### TASK DESCRIPTION
All lines from the top of the records below through the line holding "(0,0) rectangle (1146,604);", and only those, should be printed exactly, minus the pictures.

### SOURCE MATERIAL
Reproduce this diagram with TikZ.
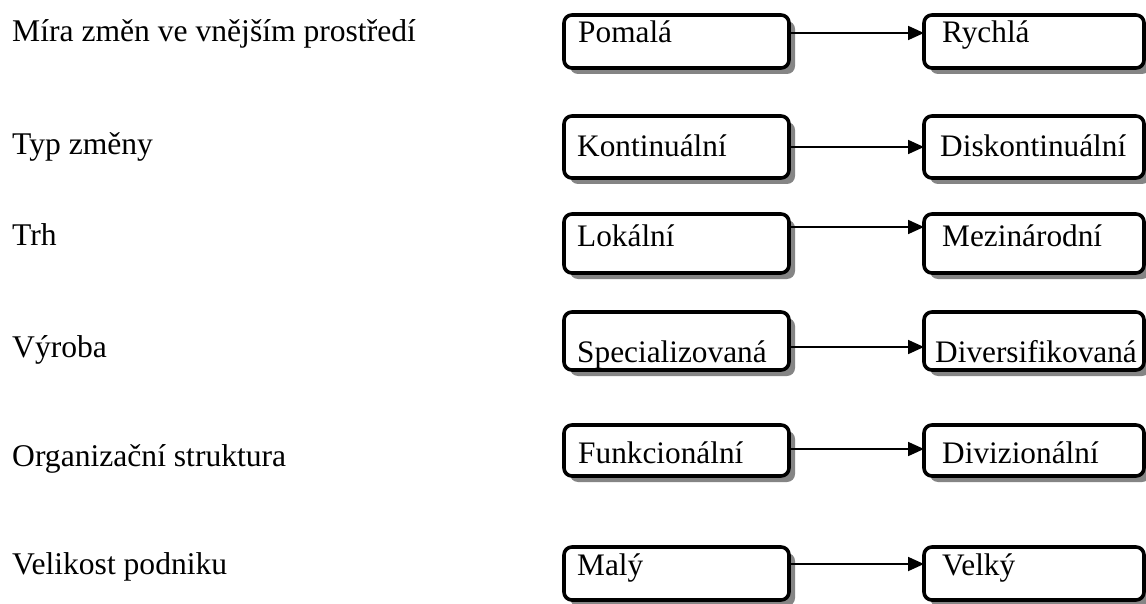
\documentclass[tikz,border=0pt]{standalone}
\usepackage{fontspec}
\setmainfont{Liberation Serif}
\usetikzlibrary{arrows.meta,shadows}
\begin{document}
\begin{tikzpicture}[x=1pt,y=-1pt,
  stagebox/.style={draw=black, line width=3.6pt, rounded corners=8pt, fill=white,
    drop shadow={shadow xshift=6pt, shadow yshift=-6pt, fill=black!48, opacity=1},
    anchor=north west, inner sep=0pt, outer sep=0pt},
  leftbox/.style={stagebox, minimum width=225pt},
  rightbox/.style={stagebox, minimum width=220pt},
  boxtext/.style={anchor=base west, inner sep=0pt, font=\fontsize{31.3}{36}\selectfont},
  rowlabel/.style={anchor=base west, inner sep=0pt, font=\fontsize{31.6}{36}\selectfont},
  arr/.style={line width=1.8pt, -{Triangle[length=16pt,width=14pt]}}]
\useasboundingbox[fill=white] (0,0) rectangle (1146,604);

% row labels
\node[rowlabel] (t1) at (12,42)  {Míra změn ve vnějším prostředí};
\node[rowlabel] (t2) at (12,155) {Typ změny};
\node[rowlabel] (t3) at (12,246) {Trh};
\node[rowlabel] (t4) at (12,357) {Výroba};
\node[rowlabel] (t5) at (12,466) {Organizační struktura};
\node[rowlabel] (t6) at (12,574) {Velikost podniku};

% boxes: left column
\node[leftbox, minimum height=53pt] (l1) at (564,15)  {};
\node[leftbox, minimum height=62pt] (l2) at (564,116) {};
\node[leftbox, minimum height=59pt] (l3) at (564,214) {};
\node[leftbox, minimum height=58pt] (l4) at (564,312) {};
\node[leftbox, minimum height=51pt] (l5) at (564,425) {};
\node[leftbox, minimum height=53pt] (l6) at (564,547) {};

% boxes: right column
\node[rightbox, minimum height=53pt] (r1) at (924,15)  {};
\node[rightbox, minimum height=62pt] (r2) at (924,116) {};
\node[rightbox, minimum height=59pt] (r3) at (924,214) {};
\node[rightbox, minimum height=58pt] (r4) at (924,312) {};
\node[rightbox, minimum height=51pt] (r5) at (924,425) {};
\node[rightbox, minimum height=53pt] (r6) at (924,547) {};

% box texts
\node[boxtext] (pl1) at (578,43)  {Pomalá};
\node[boxtext] (pr1) at (942,43)  {Rychlá};
\node[boxtext] (pl2) at (577,157) {Kontinuální};
\node[boxtext] (pr2) at (940,157) {Diskontinuální};
\node[boxtext] (pl3) at (577,247) {Lokální};
\node[boxtext] (pr3) at (942,247) {Mezinárodní};
\node[boxtext] (pl4) at (577,362) {Specializovaná};
\node[boxtext] (pr4) at (935,362) {Diversifikovaná};
\node[boxtext] (pl5) at (578,463) {Funkcionální};
\node[boxtext] (pr5) at (942,463) {Divizionální};
\node[boxtext] (pl6) at (577,575) {Malý};
\node[boxtext] (pr6) at (942,575) {Velký};

% arrow heights
\coordinate (a1) at (0,33);
\coordinate (a2) at (0,147);
\coordinate (a3) at (0,227);
\coordinate (a4) at (0,347);
\coordinate (a5) at (0,449);
\coordinate (a6) at (0,564);

% connectors
\draw[arr] (l1.east |- a1) -- (r1.west |- a1);
\draw[arr] (l2.east |- a2) -- (r2.west |- a2);
\draw[arr] (l3.east |- a3) -- (r3.west |- a3);
\draw[arr] (l4.east |- a4) -- (r4.west |- a4);
\draw[arr] (l5.east |- a5) -- (r5.west |- a5);
\draw[arr] (l6.east |- a6) -- (r6.west |- a6);
\end{tikzpicture}
\end{document}
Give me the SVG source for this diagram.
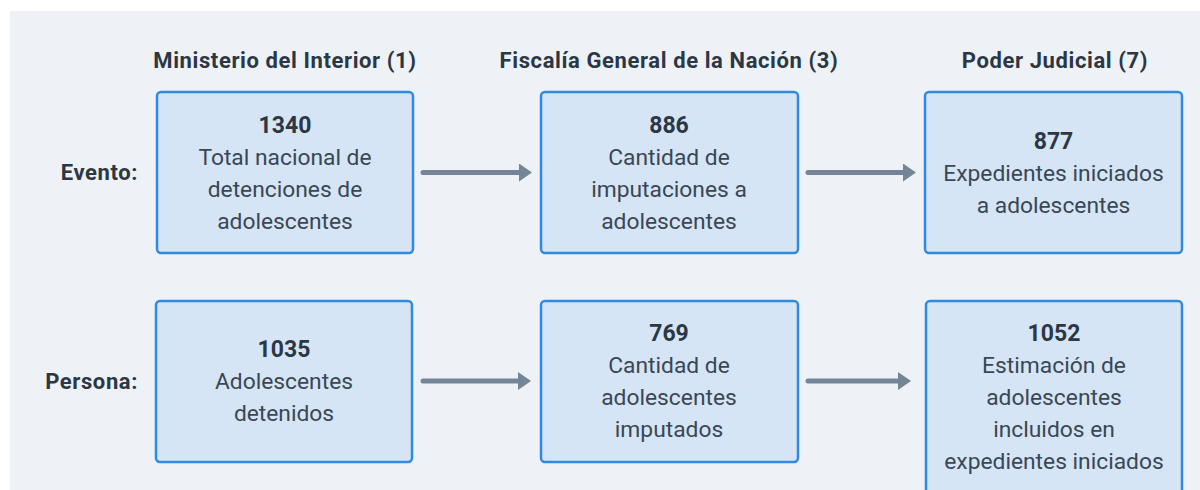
<svg xmlns="http://www.w3.org/2000/svg" width="1200" height="490" viewBox="0 0 1200 490">
<defs>
<style>
.panel{fill:#eef2f6}
.box{fill:#d5e5f5;stroke:#2f8ae0;stroke-width:2.5}
.h{font-family:Roboto,"Liberation Sans",sans-serif;font-weight:700;font-size:22px;letter-spacing:0.6px;fill:#2c3745;text-anchor:middle}
.lbl{font-family:Roboto,"Liberation Sans",sans-serif;font-weight:700;font-size:22px;letter-spacing:0.6px;fill:#2c3745;text-anchor:end}
.num{font-family:Roboto,"Liberation Sans",sans-serif;font-weight:700;font-size:23px;fill:#2c3745;text-anchor:middle}
.t{font-family:Roboto,"Liberation Sans",sans-serif;font-size:22.8px;fill:#3a4755;text-anchor:middle}
.conn{stroke:#738596;stroke-width:5;stroke-linecap:round;fill:none;marker-end:url(#ah)}
</style>
<marker id="ah" markerUnits="userSpaceOnUse" markerWidth="13" markerHeight="18" viewBox="0 0 13 18" refX="0" refY="9" orient="auto">
<path d="M0,0 L13,9 L0,18 z" fill="#738596"/>
</marker>
</defs>
<rect class="panel" x="10" y="11" width="1190" height="479"/>
<g id="headers">
<text class="h" x="285" y="68">Ministerio del Interior (1)</text>
<text class="h" x="669" y="68">Fiscalía General de la Nación (3)</text>
<text class="h" x="1055" y="68">Poder Judicial (7)</text>
</g>
<g id="row-labels">
<text class="lbl" x="138" y="180">Evento:</text>
<text class="lbl" x="138" y="389">Persona:</text>
</g>
<g id="connectors">
<line class="conn" x1="423" y1="172.5" x2="519" y2="172.5"/>
<line class="conn" x1="808" y1="172.5" x2="903" y2="172.5"/>
<line class="conn" x1="423" y1="381" x2="518" y2="381"/>
<line class="conn" x1="808" y1="381" x2="898" y2="381"/>
</g>
<g id="n1340">
<rect class="box" x="157" y="92" width="256" height="161" rx="4"/>
<text class="num" x="285" y="133">1340</text>
<text class="t" x="285" y="165">Total nacional de</text>
<text class="t" x="285" y="197">detenciones de</text>
<text class="t" x="285" y="229">adolescentes</text>
</g>
<g id="n886">
<rect class="box" x="541" y="92" width="257" height="161" rx="4"/>
<text class="num" x="669" y="133">886</text>
<text class="t" x="669" y="165">Cantidad de</text>
<text class="t" x="669" y="197">imputaciones a</text>
<text class="t" x="669" y="229">adolescentes</text>
</g>
<g id="n877">
<rect class="box" x="925" y="92" width="257" height="161" rx="4"/>
<text class="num" x="1053.5" y="149">877</text>
<text class="t" x="1053.5" y="181">Expedientes iniciados</text>
<text class="t" x="1053.5" y="213">a adolescentes</text>
</g>
<g id="n1035">
<rect class="box" x="156" y="301" width="256" height="161" rx="4"/>
<text class="num" x="284" y="357">1035</text>
<text class="t" x="284" y="389">Adolescentes</text>
<text class="t" x="284" y="421">detenidos</text>
</g>
<g id="n769">
<rect class="box" x="541" y="301" width="257" height="161" rx="4"/>
<text class="num" x="669" y="341">769</text>
<text class="t" x="669" y="373">Cantidad de</text>
<text class="t" x="669" y="405">adolescentes</text>
<text class="t" x="669" y="437">imputados</text>
</g>
<g id="n1052">
<rect class="box" x="926" y="301" width="256" height="194" rx="4"/>
<text class="num" x="1054" y="341">1052</text>
<text class="t" x="1054" y="373">Estimación de</text>
<text class="t" x="1054" y="405">adolescentes</text>
<text class="t" x="1054" y="437">incluidos en</text>
<text class="t" x="1054" y="469">expedientes iniciados</text>
</g>
</svg>
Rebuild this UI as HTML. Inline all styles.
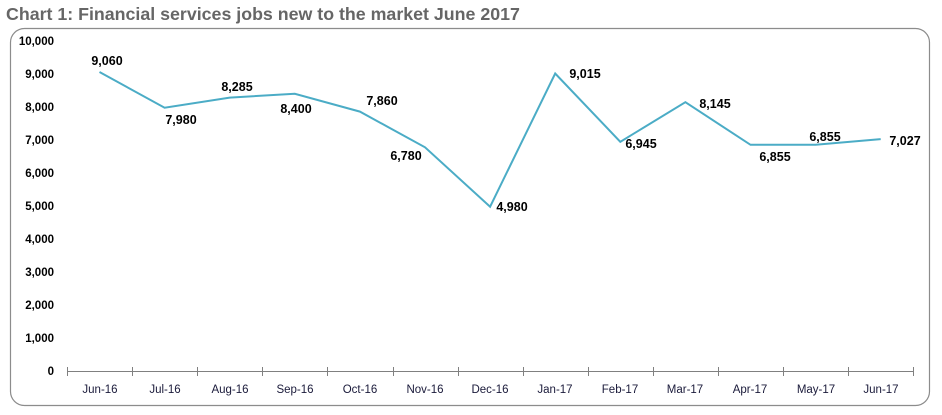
<!DOCTYPE html>
<html><head><style>
body{margin:0;background:#fff;width:942px;height:415px;overflow:hidden}
svg{display:block}
text{font-family:"Liberation Sans",sans-serif}
</style></head><body>
<svg width="942" height="415" xmlns="http://www.w3.org/2000/svg">
<text x="6" y="20" font-size="17.8" font-weight="bold" fill="#666">Chart 1: Financial services jobs new to the market June 2017</text>
<rect x="10.5" y="28.5" width="919" height="377" rx="14" fill="none" stroke="#8c8c8c" stroke-width="1.2"/>
<g font-size="11.5" font-weight="bold" fill="#000" text-anchor="end">
<text x="54" y="45">10,000</text><text x="54" y="78">9,000</text><text x="54" y="111">8,000</text>
<text x="54" y="144">7,000</text><text x="54" y="177">6,000</text><text x="54" y="210">5,000</text>
<text x="54" y="243">4,000</text><text x="54" y="276">3,000</text><text x="54" y="309">2,000</text>
<text x="54" y="342">1,000</text><text x="54" y="375">0</text>
</g>
<g stroke="#808080" stroke-width="1">
<line x1="67" y1="371.5" x2="913" y2="371.5"/>
<path d="M67.5 367v9M132.5 367v9M197.5 367v9M262.5 367v9M327.5 367v9M393.5 367v9M458.5 367v9M523.5 367v9M588.5 367v9M653.5 367v9M718.5 367v9M783.5 367v9M848.5 367v9M913.5 367v9"/>
</g>
<g font-size="11.5" fill="#1a1a3a" text-anchor="middle">
<text x="100" y="393">Jun-16</text><text x="165" y="393">Jul-16</text><text x="230" y="393">Aug-16</text>
<text x="295" y="393">Sep-16</text><text x="360" y="393">Oct-16</text><text x="425" y="393">Nov-16</text>
<text x="490" y="393">Dec-16</text><text x="555" y="393">Jan-17</text><text x="620" y="393">Feb-17</text>
<text x="685" y="393">Mar-17</text><text x="750" y="393">Apr-17</text><text x="816" y="393">May-17</text>
<text x="881" y="393">Jun-17</text>
</g>
<polyline fill="none" stroke="#4bacc6" stroke-width="2" points="99.5,72 164.6,107.7 229.7,97.6 294.8,93.8 359.9,111.6 425,147.3 490.1,206.7 555.2,73.5 620.3,141.8 685.4,102.2 750.5,144.8 815.6,144.8 880.7,139.1"/>
<g font-size="12.5" font-weight="bold" fill="#000" text-anchor="middle">
<text x="107" y="65">9,060</text>
<text x="181" y="124">7,980</text>
<text x="237" y="91">8,285</text>
<text x="296" y="113">8,400</text>
<text x="382" y="105">7,860</text>
<text x="406" y="160">6,780</text>
<text x="512" y="211">4,980</text>
<text x="585" y="78">9,015</text>
<text x="641" y="148">6,945</text>
<text x="715" y="108">8,145</text>
<text x="775" y="161">6,855</text>
<text x="825" y="141">6,855</text>
<text x="905" y="145">7,027</text>
</g>
</svg>
</body></html>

### ANSWER IN FULL
Reproduce this diagram with TikZ.
\documentclass[tikz,border=0pt]{standalone}
\usepackage{fontspec}
\setmainfont{Liberation Serif}
\usetikzlibrary{arrows.meta,shadows}
\begin{document}
\begin{tikzpicture}[x=1pt,y=-1pt,
  stagebox/.style={draw=black, line width=3.6pt, rounded corners=8pt, fill=white,
    drop shadow={shadow xshift=6pt, shadow yshift=-6pt, fill=black!48, opacity=1},
    anchor=north west, inner sep=0pt, outer sep=0pt},
  leftbox/.style={stagebox, minimum width=225pt},
  rightbox/.style={stagebox, minimum width=220pt},
  boxtext/.style={anchor=base west, inner sep=0pt, font=\fontsize{31.3}{36}\selectfont},
  rowlabel/.style={anchor=base west, inner sep=0pt, font=\fontsize{31.6}{36}\selectfont},
  arr/.style={line width=1.8pt, -{Triangle[length=16pt,width=14pt]}}]
\useasboundingbox[fill=white] (0,0) rectangle (1146,604);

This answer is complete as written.